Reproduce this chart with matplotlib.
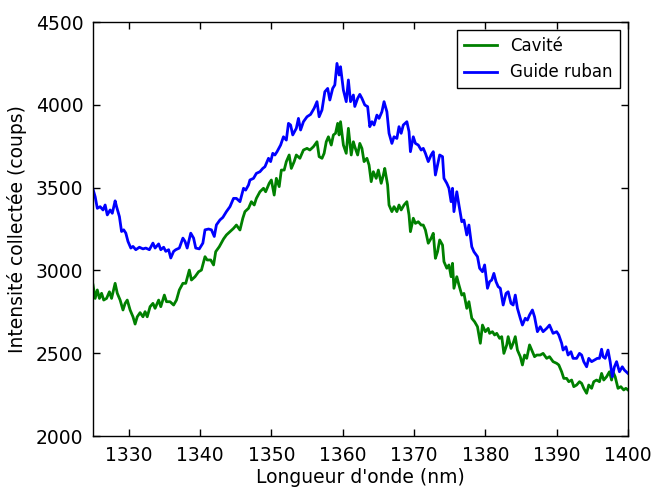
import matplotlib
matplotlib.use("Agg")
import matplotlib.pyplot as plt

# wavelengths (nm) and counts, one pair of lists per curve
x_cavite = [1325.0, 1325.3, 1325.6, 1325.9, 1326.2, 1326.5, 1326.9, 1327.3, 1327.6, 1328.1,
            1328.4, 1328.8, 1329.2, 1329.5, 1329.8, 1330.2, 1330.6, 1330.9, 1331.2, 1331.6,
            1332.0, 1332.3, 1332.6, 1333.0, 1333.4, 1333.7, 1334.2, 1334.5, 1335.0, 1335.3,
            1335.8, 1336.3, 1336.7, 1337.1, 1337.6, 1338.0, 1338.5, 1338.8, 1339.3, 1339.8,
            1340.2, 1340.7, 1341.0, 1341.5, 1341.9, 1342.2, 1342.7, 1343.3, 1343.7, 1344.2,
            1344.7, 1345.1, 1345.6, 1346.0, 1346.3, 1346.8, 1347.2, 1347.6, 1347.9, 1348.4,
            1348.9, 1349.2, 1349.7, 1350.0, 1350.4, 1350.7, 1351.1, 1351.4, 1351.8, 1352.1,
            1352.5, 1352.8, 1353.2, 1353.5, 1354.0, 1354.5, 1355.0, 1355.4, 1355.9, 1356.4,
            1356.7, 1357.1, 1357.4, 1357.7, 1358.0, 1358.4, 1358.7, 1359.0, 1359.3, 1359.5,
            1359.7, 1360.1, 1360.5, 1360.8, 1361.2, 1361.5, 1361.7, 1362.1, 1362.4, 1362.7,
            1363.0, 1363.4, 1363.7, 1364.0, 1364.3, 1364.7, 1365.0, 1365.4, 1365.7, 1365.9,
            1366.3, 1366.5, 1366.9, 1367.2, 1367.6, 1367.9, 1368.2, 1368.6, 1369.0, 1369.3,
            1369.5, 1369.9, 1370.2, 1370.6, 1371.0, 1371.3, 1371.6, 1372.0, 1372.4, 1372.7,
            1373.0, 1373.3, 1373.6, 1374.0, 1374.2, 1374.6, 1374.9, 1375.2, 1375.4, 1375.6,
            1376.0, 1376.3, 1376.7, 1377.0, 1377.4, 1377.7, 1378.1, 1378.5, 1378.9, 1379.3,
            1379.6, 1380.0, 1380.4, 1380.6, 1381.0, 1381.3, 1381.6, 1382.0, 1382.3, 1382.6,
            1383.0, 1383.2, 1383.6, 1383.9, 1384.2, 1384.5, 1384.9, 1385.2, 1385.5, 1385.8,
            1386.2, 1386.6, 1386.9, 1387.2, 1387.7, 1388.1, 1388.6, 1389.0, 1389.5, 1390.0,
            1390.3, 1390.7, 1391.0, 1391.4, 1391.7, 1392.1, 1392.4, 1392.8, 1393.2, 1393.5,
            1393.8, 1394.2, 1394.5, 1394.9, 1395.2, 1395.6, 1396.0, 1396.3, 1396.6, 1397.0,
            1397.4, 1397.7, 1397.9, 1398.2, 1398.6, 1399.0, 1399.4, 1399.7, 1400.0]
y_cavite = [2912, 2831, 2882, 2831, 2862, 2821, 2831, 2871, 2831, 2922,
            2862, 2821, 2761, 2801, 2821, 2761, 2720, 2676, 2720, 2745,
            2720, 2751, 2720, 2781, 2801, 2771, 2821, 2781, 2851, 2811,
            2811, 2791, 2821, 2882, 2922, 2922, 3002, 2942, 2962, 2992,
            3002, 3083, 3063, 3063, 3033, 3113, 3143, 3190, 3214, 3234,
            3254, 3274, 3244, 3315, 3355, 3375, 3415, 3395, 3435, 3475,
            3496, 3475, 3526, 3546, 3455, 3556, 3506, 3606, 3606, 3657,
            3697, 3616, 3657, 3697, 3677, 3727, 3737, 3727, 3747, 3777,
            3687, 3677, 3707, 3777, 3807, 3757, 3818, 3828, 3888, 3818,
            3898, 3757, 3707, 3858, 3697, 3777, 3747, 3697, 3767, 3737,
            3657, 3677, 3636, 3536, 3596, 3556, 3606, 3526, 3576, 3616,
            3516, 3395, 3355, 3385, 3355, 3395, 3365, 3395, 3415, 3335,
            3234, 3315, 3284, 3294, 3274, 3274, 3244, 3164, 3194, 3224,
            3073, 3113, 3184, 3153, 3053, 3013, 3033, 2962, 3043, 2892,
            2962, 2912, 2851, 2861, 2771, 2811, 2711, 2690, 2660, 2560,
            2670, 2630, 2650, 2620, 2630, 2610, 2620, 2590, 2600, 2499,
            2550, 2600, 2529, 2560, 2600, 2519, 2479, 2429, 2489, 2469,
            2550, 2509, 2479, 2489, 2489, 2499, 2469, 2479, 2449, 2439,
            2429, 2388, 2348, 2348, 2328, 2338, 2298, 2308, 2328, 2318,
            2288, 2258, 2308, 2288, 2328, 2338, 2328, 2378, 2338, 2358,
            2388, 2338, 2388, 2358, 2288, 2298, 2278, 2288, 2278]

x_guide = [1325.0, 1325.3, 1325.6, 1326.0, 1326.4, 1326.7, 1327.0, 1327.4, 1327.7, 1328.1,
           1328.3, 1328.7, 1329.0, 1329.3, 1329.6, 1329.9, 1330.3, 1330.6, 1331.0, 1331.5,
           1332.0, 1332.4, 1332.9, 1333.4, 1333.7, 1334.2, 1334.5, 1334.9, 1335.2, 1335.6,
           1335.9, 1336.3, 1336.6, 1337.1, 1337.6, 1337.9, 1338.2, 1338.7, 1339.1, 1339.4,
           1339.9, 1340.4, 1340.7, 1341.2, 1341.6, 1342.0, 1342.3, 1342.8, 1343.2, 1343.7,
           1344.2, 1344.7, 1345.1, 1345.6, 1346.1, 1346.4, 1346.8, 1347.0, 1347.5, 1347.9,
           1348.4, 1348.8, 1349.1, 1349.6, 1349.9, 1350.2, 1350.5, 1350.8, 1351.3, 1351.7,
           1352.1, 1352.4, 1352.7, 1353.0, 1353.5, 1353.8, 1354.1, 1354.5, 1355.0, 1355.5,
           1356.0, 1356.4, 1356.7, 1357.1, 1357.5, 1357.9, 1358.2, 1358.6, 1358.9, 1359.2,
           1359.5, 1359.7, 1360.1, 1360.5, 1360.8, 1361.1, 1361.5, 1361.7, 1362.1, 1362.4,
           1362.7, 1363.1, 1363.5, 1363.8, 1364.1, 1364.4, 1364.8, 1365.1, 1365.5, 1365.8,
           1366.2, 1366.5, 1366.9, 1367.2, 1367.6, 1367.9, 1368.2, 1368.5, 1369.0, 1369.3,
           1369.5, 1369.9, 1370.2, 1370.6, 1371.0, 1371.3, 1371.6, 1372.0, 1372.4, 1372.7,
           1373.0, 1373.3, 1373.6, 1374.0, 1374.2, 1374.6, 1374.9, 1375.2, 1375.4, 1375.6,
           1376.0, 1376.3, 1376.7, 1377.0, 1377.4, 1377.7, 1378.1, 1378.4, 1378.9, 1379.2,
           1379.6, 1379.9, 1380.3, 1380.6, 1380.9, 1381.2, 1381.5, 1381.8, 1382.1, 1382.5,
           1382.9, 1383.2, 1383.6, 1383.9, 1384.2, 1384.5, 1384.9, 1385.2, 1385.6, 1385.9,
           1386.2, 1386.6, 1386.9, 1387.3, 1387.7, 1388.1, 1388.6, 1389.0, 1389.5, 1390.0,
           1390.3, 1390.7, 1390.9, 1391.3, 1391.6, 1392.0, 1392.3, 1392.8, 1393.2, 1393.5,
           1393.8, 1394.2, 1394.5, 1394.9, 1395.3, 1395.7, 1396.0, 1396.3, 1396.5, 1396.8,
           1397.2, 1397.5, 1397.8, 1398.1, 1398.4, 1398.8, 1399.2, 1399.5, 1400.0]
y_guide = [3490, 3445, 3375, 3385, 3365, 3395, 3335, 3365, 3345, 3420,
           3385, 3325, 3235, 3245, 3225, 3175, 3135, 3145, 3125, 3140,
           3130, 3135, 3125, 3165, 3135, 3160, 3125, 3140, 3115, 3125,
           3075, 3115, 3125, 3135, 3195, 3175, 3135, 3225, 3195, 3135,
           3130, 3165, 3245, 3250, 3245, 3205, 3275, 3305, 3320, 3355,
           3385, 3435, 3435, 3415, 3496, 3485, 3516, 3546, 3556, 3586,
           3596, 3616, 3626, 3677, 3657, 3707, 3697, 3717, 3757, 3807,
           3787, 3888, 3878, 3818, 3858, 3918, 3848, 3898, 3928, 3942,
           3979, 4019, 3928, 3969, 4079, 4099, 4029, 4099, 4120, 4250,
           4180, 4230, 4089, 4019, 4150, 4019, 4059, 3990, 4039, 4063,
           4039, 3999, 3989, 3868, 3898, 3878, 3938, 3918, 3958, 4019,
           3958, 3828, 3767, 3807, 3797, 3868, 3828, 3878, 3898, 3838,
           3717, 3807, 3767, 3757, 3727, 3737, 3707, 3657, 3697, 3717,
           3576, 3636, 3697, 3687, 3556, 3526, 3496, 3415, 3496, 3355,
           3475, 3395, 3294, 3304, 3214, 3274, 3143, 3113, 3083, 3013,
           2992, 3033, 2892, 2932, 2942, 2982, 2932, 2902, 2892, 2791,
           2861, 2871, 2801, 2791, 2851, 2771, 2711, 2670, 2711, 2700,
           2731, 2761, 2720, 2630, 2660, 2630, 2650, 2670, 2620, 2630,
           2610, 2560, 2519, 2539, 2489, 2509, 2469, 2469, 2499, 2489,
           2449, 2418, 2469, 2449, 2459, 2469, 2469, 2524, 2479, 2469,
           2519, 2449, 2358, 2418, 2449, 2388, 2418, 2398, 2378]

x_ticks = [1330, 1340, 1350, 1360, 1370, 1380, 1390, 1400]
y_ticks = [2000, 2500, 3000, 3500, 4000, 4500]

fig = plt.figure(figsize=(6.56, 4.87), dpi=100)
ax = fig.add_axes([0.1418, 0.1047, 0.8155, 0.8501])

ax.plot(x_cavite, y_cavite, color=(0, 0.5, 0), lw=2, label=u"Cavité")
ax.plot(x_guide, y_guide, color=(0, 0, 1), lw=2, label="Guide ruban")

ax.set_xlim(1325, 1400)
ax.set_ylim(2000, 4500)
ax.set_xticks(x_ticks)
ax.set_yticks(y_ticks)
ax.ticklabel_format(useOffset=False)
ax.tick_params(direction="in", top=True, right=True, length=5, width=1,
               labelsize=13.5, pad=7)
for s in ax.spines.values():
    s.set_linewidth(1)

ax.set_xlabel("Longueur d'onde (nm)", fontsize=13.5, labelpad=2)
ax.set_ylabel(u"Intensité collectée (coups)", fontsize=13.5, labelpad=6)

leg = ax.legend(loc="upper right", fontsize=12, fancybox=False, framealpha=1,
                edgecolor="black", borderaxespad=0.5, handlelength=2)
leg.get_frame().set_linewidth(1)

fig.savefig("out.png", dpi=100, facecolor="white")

▶ Aim of the exercise: Using the listing above, list every line in which the string "matplotlib" occurs.

▶ Result of the exercise:
Reproduce this chart with matplotlib.
import matplotlib
matplotlib.use("Agg")
import matplotlib.pyplot as plt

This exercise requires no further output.